Au niveau des quatre gestionnaires d'infrastructures et maîtres d'ouvrage, soit entre Voies navigables de France et la Société du Canal Seine-Nord Europe pour la France, le service public de Wallonie et les voies navigables flamandes (De Vlaamse Waterweg), la coopération se fait via le Groupement européen d'intérêt économique (GEIE) « Seine-Escaut », créé le 26 mars 2010, en vue de permettre la coordination effective de la préparation et de la réalisation du projet, sous le contrôle du CIG Seine-Escaut.
Outre la coordination du programme d'investissements lié au projet Seine-Escaut, les compétences de ces structures s'étendent aux questions d'harmonisation de la tarification et de la gestion du trafic.
Selon les informations transmises par les services du ministère de l'Europe et des affaires étrangères (MEAE) 1 ( * ) , la CIG Seine-Escaut se réunit généralement quatre fois par an, en alternance entre la France et la Belgique. La délégation française est composée de quatre membres représentant les ministères en charge des transports, des affaires européennes et du budget. La région flamande est représentée par trois membres pour son Gouvernement et la région wallonne également par trois membres pour son Gouvernement. La présidence est assurée à tour de rôle par chaque délégation pour une durée d'un an. Les gestionnaires d'infrastructures et maîtres d'ouvrage sont systématiquement présents aux réunions, dont le GEIE Seine-Escaut assure le secrétariat. Le GEIE se réunit quant à lui une dizaine de fois par an.
La préparation de l'opération d'aménagement de la Lys mitoyenne, objet de la présente convention internationale, est un exemple des effets de la coopération transfrontalière au sein de ces différents organes, puisque la répartition des procédures, des travaux et de l'exploitation future a fait l'objet d'un travail très précis dans ce cadre. Une des tâches principales du GEIE Seine-Escaut, sous la supervision de la CIG, réside également dans la préparation et le suivi des appels à projets européens. Ainsi, en 2015, ces organes ont préparé la candidature commune de la France, de la Wallonie et de la Flandre du projet Seine-Escaut, qui a été retenu par l'Europe pour un montant de subventions total de 980 M€ sur la période 2014-2020. La convention de financement signée par la suite avec l'Union européenne nécessite un reporting très précis des dépenses encourues au titre du projet : c'est également le GEIE qui en assure la coordination.

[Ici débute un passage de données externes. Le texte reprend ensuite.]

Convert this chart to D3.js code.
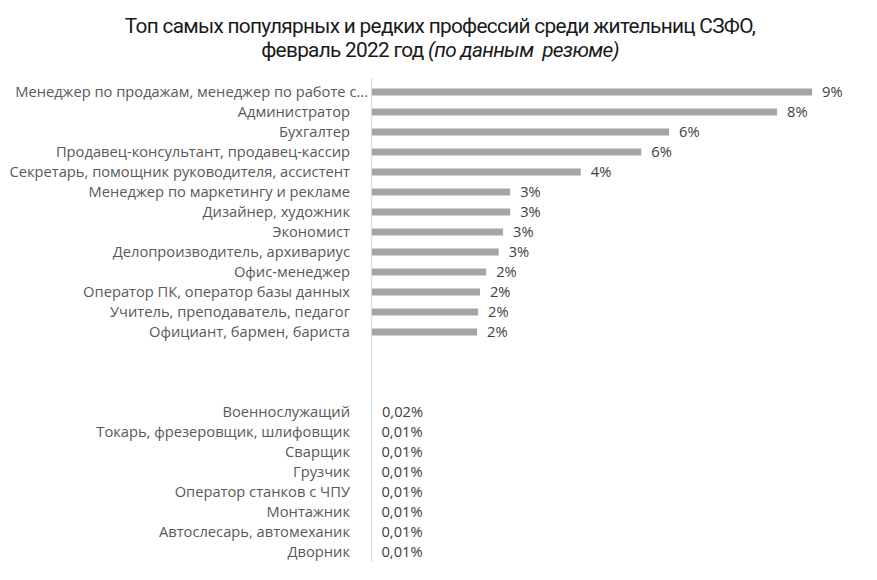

Par ailleurs, la présente convention internationale étend les missions de la CIG Seine-Escaut pour lui confier le suivi de la réalisation de l'opération de la Lys mitoyenne (article 17). Ce choix apparaît évident dans la mesure où cette CIG est l'organe de référence pour la coopération entre les trois territoires intéressés en matière d'infrastructures de voies navigables et qu'elle implique de manière très étroite les gestionnaires d'infrastructures concernés. Cette mission de supervision ne remplacera pas les échanges directs et opérationnels qui se tiendront, tout au long de l'opération, entre les trois gestionnaires, dans le cadre qui sera défini par la convention d'exécution prévue à l'article 15.
* 1 Réponses du Gouvernement aux questions de la commission.